§ Direction
Give only the number of lines where "this" occurs.

>> begin Dataset records

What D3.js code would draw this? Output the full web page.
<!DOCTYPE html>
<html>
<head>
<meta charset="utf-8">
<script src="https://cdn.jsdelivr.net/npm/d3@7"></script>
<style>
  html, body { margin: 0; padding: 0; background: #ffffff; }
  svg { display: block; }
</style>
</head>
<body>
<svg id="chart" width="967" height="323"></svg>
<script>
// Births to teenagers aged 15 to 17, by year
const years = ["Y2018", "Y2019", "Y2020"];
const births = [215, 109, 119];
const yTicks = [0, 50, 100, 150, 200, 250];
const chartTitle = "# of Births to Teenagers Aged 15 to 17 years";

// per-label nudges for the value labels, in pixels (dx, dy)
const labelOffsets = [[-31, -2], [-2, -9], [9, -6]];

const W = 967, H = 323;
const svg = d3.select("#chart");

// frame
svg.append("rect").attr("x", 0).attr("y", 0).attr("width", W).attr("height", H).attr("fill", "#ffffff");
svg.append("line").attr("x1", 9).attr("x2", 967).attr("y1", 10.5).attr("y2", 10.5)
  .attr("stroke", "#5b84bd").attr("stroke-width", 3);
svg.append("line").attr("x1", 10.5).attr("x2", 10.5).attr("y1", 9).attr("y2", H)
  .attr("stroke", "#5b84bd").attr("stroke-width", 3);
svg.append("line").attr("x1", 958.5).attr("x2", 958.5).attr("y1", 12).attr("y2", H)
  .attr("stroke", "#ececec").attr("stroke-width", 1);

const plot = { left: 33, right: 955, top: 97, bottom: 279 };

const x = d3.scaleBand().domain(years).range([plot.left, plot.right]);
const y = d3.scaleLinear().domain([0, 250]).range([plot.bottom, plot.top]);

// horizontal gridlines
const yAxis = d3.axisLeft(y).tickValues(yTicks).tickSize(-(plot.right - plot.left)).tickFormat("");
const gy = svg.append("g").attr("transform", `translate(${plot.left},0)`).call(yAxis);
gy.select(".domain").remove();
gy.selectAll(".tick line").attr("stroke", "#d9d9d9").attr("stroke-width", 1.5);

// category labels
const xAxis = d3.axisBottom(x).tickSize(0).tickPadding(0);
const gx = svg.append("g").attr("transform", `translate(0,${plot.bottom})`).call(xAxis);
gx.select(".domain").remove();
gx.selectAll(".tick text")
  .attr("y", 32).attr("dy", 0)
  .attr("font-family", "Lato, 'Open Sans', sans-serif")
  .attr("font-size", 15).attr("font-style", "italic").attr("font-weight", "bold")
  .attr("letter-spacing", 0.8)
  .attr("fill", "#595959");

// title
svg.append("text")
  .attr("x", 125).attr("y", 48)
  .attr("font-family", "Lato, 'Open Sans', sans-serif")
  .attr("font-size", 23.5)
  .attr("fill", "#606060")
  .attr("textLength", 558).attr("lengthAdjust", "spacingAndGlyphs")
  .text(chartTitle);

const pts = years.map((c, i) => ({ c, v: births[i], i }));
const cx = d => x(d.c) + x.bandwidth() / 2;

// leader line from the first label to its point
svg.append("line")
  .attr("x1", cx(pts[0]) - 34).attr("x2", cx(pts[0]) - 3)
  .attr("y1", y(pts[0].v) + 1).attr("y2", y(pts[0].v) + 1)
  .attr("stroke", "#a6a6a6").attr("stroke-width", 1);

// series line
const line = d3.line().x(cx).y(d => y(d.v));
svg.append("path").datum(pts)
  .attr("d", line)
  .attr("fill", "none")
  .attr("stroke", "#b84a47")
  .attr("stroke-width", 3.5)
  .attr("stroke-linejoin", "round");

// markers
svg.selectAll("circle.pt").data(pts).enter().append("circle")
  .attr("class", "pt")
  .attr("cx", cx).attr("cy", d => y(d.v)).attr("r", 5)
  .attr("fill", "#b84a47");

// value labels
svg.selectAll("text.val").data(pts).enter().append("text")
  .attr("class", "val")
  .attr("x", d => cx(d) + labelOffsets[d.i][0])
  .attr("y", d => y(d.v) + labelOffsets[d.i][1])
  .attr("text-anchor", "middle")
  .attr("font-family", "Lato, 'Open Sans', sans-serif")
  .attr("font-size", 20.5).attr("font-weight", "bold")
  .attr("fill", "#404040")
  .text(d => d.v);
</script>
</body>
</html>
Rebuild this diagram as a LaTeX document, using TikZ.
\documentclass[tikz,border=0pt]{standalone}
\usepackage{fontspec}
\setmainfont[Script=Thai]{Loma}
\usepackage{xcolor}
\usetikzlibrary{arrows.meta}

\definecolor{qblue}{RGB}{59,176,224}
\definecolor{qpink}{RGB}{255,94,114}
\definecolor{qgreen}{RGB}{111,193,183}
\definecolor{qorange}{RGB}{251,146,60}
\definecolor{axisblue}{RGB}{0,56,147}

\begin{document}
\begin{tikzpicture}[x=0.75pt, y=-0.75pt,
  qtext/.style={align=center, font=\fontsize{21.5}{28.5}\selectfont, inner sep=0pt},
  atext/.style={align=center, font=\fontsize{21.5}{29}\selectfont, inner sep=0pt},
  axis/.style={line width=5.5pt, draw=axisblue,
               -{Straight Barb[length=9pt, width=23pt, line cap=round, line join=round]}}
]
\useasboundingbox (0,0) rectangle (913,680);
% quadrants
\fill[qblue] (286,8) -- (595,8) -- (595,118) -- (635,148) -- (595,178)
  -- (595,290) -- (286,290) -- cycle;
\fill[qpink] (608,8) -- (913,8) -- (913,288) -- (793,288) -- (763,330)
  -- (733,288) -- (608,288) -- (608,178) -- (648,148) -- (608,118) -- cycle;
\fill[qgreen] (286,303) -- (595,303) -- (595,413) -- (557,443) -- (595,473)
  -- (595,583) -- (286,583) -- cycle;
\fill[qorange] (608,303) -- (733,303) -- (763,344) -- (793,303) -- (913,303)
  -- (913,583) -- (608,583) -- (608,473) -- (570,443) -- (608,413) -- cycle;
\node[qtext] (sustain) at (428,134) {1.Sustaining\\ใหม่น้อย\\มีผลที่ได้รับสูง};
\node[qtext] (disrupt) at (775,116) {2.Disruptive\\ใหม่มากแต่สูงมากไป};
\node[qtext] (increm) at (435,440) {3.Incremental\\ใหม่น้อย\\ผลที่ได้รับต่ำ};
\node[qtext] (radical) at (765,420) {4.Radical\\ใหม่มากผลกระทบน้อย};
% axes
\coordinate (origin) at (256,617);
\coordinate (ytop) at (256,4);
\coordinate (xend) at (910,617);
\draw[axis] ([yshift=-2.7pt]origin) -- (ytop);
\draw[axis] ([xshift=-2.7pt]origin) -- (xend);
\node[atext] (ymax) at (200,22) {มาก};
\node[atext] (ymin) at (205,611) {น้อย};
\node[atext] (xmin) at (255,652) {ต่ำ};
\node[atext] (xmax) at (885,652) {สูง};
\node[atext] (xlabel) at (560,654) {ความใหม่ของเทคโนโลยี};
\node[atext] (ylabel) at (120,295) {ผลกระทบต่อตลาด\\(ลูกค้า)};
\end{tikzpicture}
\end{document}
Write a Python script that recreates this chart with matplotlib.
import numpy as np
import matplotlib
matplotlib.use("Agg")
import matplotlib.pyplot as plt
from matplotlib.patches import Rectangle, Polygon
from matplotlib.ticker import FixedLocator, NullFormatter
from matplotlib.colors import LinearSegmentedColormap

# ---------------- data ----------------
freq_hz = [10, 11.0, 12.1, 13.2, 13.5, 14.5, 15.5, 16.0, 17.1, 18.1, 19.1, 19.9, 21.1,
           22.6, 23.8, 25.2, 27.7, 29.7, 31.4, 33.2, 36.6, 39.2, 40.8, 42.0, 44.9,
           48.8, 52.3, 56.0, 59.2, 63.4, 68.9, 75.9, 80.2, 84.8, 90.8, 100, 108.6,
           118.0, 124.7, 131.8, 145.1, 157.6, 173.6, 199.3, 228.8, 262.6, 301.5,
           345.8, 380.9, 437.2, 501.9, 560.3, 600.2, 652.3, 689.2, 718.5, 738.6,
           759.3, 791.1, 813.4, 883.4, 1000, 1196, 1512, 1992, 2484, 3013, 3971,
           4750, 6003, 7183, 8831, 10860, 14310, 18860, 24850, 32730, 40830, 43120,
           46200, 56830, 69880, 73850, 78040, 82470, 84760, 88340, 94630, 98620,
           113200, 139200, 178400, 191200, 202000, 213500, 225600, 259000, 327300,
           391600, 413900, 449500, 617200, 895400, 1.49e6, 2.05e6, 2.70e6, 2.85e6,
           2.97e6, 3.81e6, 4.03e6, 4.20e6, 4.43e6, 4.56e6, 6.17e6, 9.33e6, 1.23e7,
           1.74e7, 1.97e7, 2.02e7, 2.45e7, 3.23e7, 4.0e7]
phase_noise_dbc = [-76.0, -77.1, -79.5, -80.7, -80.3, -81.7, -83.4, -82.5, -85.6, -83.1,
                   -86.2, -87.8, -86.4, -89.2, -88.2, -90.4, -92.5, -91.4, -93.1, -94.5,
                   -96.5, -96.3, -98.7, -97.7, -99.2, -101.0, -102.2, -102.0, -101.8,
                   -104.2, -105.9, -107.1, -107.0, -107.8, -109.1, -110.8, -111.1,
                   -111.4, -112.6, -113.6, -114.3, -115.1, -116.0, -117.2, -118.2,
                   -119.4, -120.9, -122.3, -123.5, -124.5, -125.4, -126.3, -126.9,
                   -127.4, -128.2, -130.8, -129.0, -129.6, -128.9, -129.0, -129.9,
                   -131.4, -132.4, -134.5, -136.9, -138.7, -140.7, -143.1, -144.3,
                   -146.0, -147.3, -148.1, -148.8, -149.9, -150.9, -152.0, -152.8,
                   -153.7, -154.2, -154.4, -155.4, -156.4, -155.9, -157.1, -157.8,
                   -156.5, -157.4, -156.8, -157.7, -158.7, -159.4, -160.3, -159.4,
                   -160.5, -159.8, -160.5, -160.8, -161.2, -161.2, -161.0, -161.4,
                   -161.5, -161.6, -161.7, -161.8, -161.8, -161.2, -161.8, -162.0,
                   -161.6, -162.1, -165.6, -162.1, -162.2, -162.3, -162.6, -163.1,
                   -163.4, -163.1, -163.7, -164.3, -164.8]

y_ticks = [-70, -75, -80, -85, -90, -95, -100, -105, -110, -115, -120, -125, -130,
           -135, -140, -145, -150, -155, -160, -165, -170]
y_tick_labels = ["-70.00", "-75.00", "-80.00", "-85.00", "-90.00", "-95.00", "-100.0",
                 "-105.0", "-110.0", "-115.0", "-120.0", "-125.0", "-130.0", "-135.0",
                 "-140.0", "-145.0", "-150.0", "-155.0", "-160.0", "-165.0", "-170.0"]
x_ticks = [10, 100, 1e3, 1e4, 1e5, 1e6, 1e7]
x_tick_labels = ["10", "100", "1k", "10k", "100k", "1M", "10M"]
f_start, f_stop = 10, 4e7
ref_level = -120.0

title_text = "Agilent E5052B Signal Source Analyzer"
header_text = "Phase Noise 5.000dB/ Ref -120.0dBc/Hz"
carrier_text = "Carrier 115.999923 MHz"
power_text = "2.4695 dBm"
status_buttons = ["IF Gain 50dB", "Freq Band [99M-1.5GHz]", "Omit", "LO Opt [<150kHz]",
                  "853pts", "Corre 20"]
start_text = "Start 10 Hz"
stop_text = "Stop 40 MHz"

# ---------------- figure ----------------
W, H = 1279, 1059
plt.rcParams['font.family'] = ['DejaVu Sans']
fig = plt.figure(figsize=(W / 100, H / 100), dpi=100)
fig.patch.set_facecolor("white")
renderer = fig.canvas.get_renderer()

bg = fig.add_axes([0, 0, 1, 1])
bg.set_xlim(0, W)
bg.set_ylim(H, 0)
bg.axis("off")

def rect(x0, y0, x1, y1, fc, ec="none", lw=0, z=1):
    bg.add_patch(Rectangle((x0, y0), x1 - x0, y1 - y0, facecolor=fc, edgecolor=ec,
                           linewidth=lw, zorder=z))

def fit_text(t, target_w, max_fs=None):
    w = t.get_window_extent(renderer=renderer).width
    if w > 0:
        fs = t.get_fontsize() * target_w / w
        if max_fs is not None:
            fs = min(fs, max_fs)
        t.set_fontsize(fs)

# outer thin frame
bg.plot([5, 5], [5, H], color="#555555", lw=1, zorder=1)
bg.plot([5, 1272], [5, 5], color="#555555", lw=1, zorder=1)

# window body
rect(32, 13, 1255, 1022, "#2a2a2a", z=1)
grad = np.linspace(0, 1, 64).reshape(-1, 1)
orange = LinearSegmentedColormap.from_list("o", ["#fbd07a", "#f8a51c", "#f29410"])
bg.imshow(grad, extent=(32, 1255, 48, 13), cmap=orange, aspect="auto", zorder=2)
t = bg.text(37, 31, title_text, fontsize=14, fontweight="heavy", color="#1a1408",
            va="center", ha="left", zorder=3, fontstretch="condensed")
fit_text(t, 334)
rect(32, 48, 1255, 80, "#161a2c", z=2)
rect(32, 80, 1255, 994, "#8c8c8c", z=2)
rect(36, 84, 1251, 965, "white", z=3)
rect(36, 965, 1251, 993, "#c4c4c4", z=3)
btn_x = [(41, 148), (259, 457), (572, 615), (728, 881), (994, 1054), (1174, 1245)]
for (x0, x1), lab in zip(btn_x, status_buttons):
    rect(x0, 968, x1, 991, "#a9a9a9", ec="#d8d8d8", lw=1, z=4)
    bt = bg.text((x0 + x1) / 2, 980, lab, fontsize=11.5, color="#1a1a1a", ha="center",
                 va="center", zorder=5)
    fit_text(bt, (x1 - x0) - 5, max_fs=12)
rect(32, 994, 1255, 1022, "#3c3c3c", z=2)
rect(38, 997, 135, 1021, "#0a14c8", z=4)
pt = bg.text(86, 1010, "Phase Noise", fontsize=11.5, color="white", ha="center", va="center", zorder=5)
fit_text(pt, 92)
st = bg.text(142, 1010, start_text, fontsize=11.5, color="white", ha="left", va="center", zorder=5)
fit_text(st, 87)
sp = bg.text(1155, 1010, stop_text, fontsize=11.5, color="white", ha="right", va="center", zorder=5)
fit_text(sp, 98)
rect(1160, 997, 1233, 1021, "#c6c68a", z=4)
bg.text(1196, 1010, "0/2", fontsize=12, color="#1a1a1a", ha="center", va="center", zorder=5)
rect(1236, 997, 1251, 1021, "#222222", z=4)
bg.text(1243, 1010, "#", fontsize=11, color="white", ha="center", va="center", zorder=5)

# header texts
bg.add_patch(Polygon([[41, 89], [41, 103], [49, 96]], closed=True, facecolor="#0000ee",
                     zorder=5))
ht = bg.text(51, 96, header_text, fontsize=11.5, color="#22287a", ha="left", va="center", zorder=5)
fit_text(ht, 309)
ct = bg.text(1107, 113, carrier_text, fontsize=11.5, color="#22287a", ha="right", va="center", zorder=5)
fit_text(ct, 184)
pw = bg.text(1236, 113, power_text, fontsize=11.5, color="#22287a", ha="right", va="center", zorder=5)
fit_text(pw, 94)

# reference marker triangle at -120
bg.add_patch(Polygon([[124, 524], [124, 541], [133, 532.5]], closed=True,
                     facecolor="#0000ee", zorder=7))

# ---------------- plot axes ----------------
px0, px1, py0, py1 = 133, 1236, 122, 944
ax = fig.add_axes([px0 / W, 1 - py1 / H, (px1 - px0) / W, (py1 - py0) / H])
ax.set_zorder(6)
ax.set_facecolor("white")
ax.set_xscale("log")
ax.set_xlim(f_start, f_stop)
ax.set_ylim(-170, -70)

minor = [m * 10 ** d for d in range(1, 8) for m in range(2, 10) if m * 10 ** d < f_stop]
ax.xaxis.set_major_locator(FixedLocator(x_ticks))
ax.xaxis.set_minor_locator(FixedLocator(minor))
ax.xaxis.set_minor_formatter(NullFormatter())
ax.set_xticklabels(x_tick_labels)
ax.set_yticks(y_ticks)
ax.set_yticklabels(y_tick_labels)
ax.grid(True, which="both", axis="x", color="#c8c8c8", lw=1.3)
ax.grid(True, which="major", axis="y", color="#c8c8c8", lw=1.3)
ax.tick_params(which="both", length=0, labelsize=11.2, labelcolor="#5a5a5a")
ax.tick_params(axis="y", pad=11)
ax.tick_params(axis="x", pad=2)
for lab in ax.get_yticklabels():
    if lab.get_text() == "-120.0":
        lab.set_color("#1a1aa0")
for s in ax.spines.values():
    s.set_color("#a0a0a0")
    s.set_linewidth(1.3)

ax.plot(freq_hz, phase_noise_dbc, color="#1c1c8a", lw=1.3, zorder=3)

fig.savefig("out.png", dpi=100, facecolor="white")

>> end Dataset records

§ Task solution
3